I have the pleasure of calling myself a bona fide Londoner these days, and yet here I am in Covent Garden, the theatre of the transient.

Turning from Beford Street into King Street, I eye up the coffee shops and imagine a warm pastry and a large cup of tea. It's an unusually early start for me and an unusual location. I enjoy feeling like a tourist, but a tourist with the added advantage of a savvy that comes from living in the city. I can negotiate the short-cuts and the side-streets, I know what to expect and perfect the slightly bored look of a city-dweller. As I turn a corner I see what at first glance appears to be a corpse, but as I swing my gaze back, I realise it's just me over-active imagination again, encouraged by crime novels and CSI. The feet under the cardboard now make sense to me as they reveal one of the homeless, in actual truth probably half-dead from the cold.

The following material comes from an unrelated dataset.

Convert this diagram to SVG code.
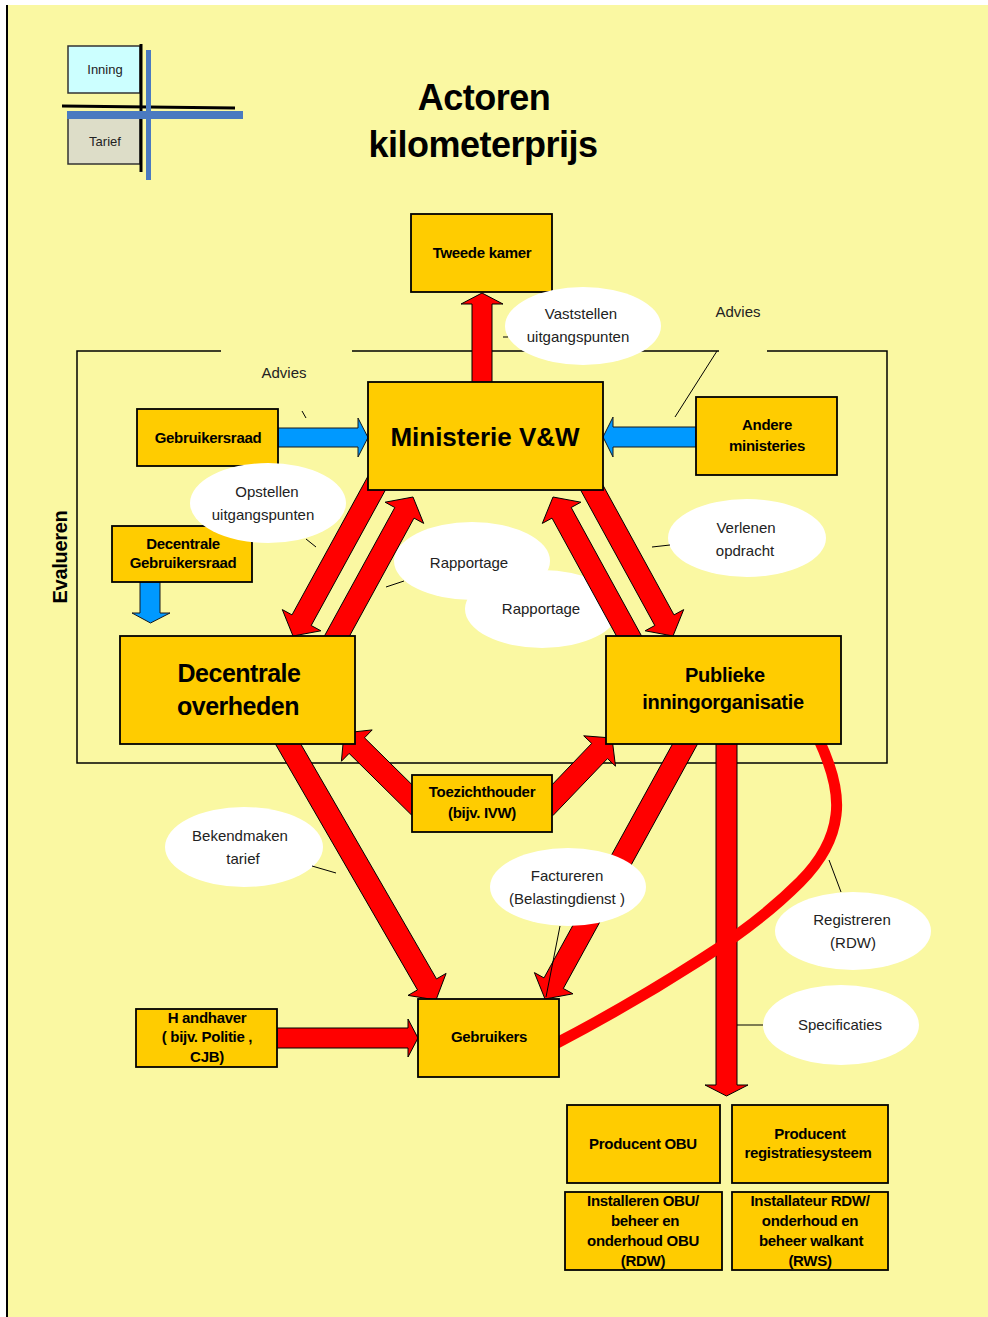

As I round the last corner, Covent Garden suddenly appears in front of me, exactly where it is supposed to be. There is a huge Christmas decoration of a reindeer made from spruce, and blue dancing lights (not of a police car, but of fairy lights). It is so early that hardly anyone is around, only stall holders and labourers emptying dustbins. It's an insight into a Covent Garden I haven't seen before and one I am instantly enamoured with; no tourists, no bustle. I can see the architecture and the cobbled streets. The charming beauty of the place fills me with a contained happiness. In this early morning sunshine, the empty streets seem incredibly beautiful.

I walk past a bench seat filled with tired looking young men in high vis jackets, tucking into white bread sandwiches and tea. They seem to radiate a tired yet mildly aggressive energy, something very male and slightly intimidating. One of them seems to stare at me in the way bulls do - low head on a thick neck, not a flicker of a human within. I suddenly feel very aware of my short skirt and loose hair, and the bull-like man gives me a long hard almost leering look, bizarrely free of desire or acknowledgement, but a look filled with something I can't quite put my finger on. It chills me and I stride past quickly, taking the next right and down another side-street to take me to Endell Street. I can't quite compute the man's look. Usually when men leer they call out a raucous comment, or a cheeky greeting. They at least smile or laugh, perhaps to hide the fact that deep down they feel embarrassed. There was such a detachment in this man's expression, maybe pure exhaustion, maybe something else?

A few hours later I linger by Trafalgar Square before heading back to Charing Cross. The whole city has undergone a transformation and people are beetling about everywhere, covering up the city with their rushed activity. The magical sense of a curtained stage has vanished.